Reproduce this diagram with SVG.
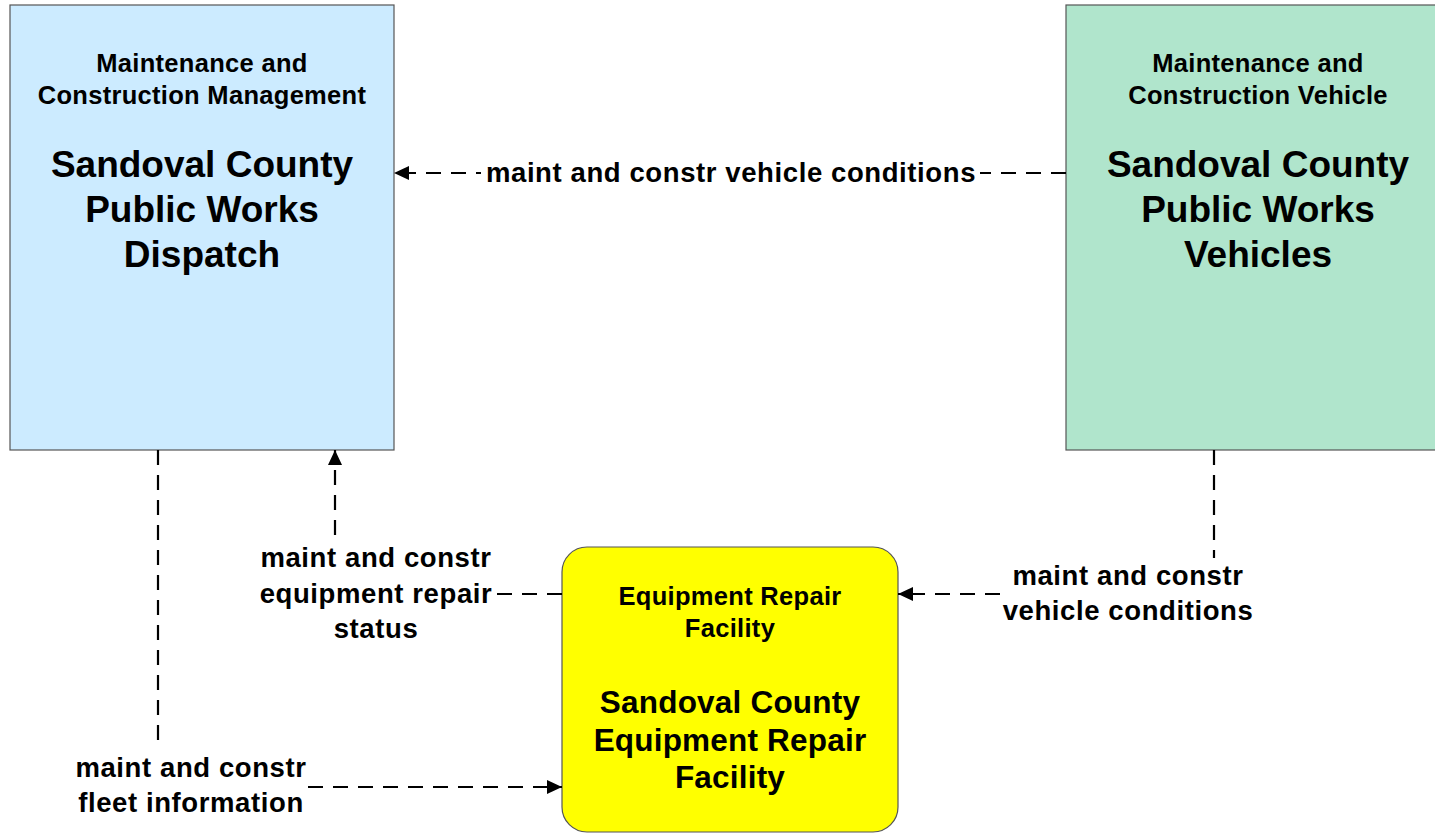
<svg xmlns="http://www.w3.org/2000/svg" width="1435" height="833" viewBox="0 0 1435 833">
<style>
.box{stroke:#555;stroke-width:1.2}
.hd{font-family:"Liberation Sans",Arial,sans-serif;font-weight:bold;font-size:25.5px;letter-spacing:0.3px;text-anchor:middle;fill:#000}
.tt{font-family:"Liberation Sans",Arial,sans-serif;font-weight:bold;font-size:37px;text-anchor:middle;fill:#000}
.ty{font-family:"Liberation Sans",Arial,sans-serif;font-weight:bold;font-size:31.5px;letter-spacing:0.2px;text-anchor:middle;fill:#000}
.lb{font-family:"Liberation Sans",Arial,sans-serif;font-weight:bold;font-size:27.5px;letter-spacing:0.6px;text-anchor:middle;fill:#000}
.ln{fill:none;stroke:#000;stroke-width:2.2;stroke-dasharray:15 10}
</style>
<defs>
<marker id="ah" viewBox="0 0 15 14" refX="15" refY="7" markerWidth="15" markerHeight="14" markerUnits="userSpaceOnUse" orient="auto">
<path d="M0,0 L15,7 L0,14 z" fill="#000"/>
</marker>
</defs>
<rect width="1435" height="833" fill="#fff"/>
<g id="node-dispatch">
<rect class="box" x="10" y="5" width="384" height="445" fill="#CCEBFF"/>
<text class="hd" x="202" y="72">Maintenance and</text>
<text class="hd" x="202" y="104">Construction Management</text>
<text class="tt" x="202" y="177">Sandoval County</text>
<text class="tt" x="202" y="222">Public Works</text>
<text class="tt" x="202" y="267">Dispatch</text>
</g>
<g id="node-vehicles">
<rect class="box" x="1066" y="5" width="384" height="445" fill="#B0E5CC"/>
<text class="hd" x="1258" y="72">Maintenance and</text>
<text class="hd" x="1258" y="104">Construction Vehicle</text>
<text class="tt" x="1258" y="177">Sandoval County</text>
<text class="tt" x="1258" y="222">Public Works</text>
<text class="tt" x="1258" y="267">Vehicles</text>
</g>
<g id="node-repair">
<rect class="box" x="562" y="547" width="336" height="285" rx="25" ry="25" fill="#FFFF00"/>
<text class="hd" x="730" y="605">Equipment Repair</text>
<text class="hd" x="730" y="637">Facility</text>
<text class="ty" x="730" y="713">Sandoval County</text>
<text class="ty" x="730" y="751">Equipment Repair</text>
<text class="ty" x="730" y="788">Facility</text>
</g>
<g id="connectors">
<path class="ln" d="M1066,173 L394,173" marker-end="url(#ah)"/>
<rect x="481" y="158" width="499" height="30" fill="#fff"/>
<text class="lb" x="731" y="182">maint and constr vehicle conditions</text>

<path class="ln" d="M562,594 L497,594"/>
<path class="ln" d="M335,535 L335,450" marker-end="url(#ah)"/>
<text class="lb" x="376" y="567">maint and constr</text>
<text class="lb" x="376" y="603">equipment repair</text>
<text class="lb" x="376" y="638">status</text>

<path class="ln" d="M158,450 L158,750"/>
<path class="ln" d="M308,787 L562,787" marker-end="url(#ah)"/>
<text class="lb" x="191" y="777">maint and constr</text>
<text class="lb" x="191" y="812">fleet information</text>

<path class="ln" d="M1214,450 L1214,558"/>
<path class="ln" d="M1000,594 L898,594" marker-end="url(#ah)"/>
<text class="lb" x="1128" y="585">maint and constr</text>
<text class="lb" x="1128" y="620">vehicle conditions</text>
</g>
</svg>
┄┄┄┄┄┄
EXERCISE PROMPT ▸ Repeat the material above in full and exactly, apart from the pictures.

ANSWER FOR THIS EXERCISE ▸
Reproduce this diagram with SVG.
<svg xmlns="http://www.w3.org/2000/svg" width="1435" height="833" viewBox="0 0 1435 833">
<style>
.box{stroke:#555;stroke-width:1.2}
.hd{font-family:"Liberation Sans",Arial,sans-serif;font-weight:bold;font-size:25.5px;letter-spacing:0.3px;text-anchor:middle;fill:#000}
.tt{font-family:"Liberation Sans",Arial,sans-serif;font-weight:bold;font-size:37px;text-anchor:middle;fill:#000}
.ty{font-family:"Liberation Sans",Arial,sans-serif;font-weight:bold;font-size:31.5px;letter-spacing:0.2px;text-anchor:middle;fill:#000}
.lb{font-family:"Liberation Sans",Arial,sans-serif;font-weight:bold;font-size:27.5px;letter-spacing:0.6px;text-anchor:middle;fill:#000}
.ln{fill:none;stroke:#000;stroke-width:2.2;stroke-dasharray:15 10}
</style>
<defs>
<marker id="ah" viewBox="0 0 15 14" refX="15" refY="7" markerWidth="15" markerHeight="14" markerUnits="userSpaceOnUse" orient="auto">
<path d="M0,0 L15,7 L0,14 z" fill="#000"/>
</marker>
</defs>
<rect width="1435" height="833" fill="#fff"/>
<g id="node-dispatch">
<rect class="box" x="10" y="5" width="384" height="445" fill="#CCEBFF"/>
<text class="hd" x="202" y="72">Maintenance and</text>
<text class="hd" x="202" y="104">Construction Management</text>
<text class="tt" x="202" y="177">Sandoval County</text>
<text class="tt" x="202" y="222">Public Works</text>
<text class="tt" x="202" y="267">Dispatch</text>
</g>
<g id="node-vehicles">
<rect class="box" x="1066" y="5" width="384" height="445" fill="#B0E5CC"/>
<text class="hd" x="1258" y="72">Maintenance and</text>
<text class="hd" x="1258" y="104">Construction Vehicle</text>
<text class="tt" x="1258" y="177">Sandoval County</text>
<text class="tt" x="1258" y="222">Public Works</text>
<text class="tt" x="1258" y="267">Vehicles</text>
</g>
<g id="node-repair">
<rect class="box" x="562" y="547" width="336" height="285" rx="25" ry="25" fill="#FFFF00"/>
<text class="hd" x="730" y="605">Equipment Repair</text>
<text class="hd" x="730" y="637">Facility</text>
<text class="ty" x="730" y="713">Sandoval County</text>
<text class="ty" x="730" y="751">Equipment Repair</text>
<text class="ty" x="730" y="788">Facility</text>
</g>
<g id="connectors">
<path class="ln" d="M1066,173 L394,173" marker-end="url(#ah)"/>
<rect x="481" y="158" width="499" height="30" fill="#fff"/>
<text class="lb" x="731" y="182">maint and constr vehicle conditions</text>

<path class="ln" d="M562,594 L497,594"/>
<path class="ln" d="M335,535 L335,450" marker-end="url(#ah)"/>
<text class="lb" x="376" y="567">maint and constr</text>
<text class="lb" x="376" y="603">equipment repair</text>
<text class="lb" x="376" y="638">status</text>

<path class="ln" d="M158,450 L158,750"/>
<path class="ln" d="M308,787 L562,787" marker-end="url(#ah)"/>
<text class="lb" x="191" y="777">maint and constr</text>
<text class="lb" x="191" y="812">fleet information</text>

<path class="ln" d="M1214,450 L1214,558"/>
<path class="ln" d="M1000,594 L898,594" marker-end="url(#ah)"/>
<text class="lb" x="1128" y="585">maint and constr</text>
<text class="lb" x="1128" y="620">vehicle conditions</text>
</g>
</svg>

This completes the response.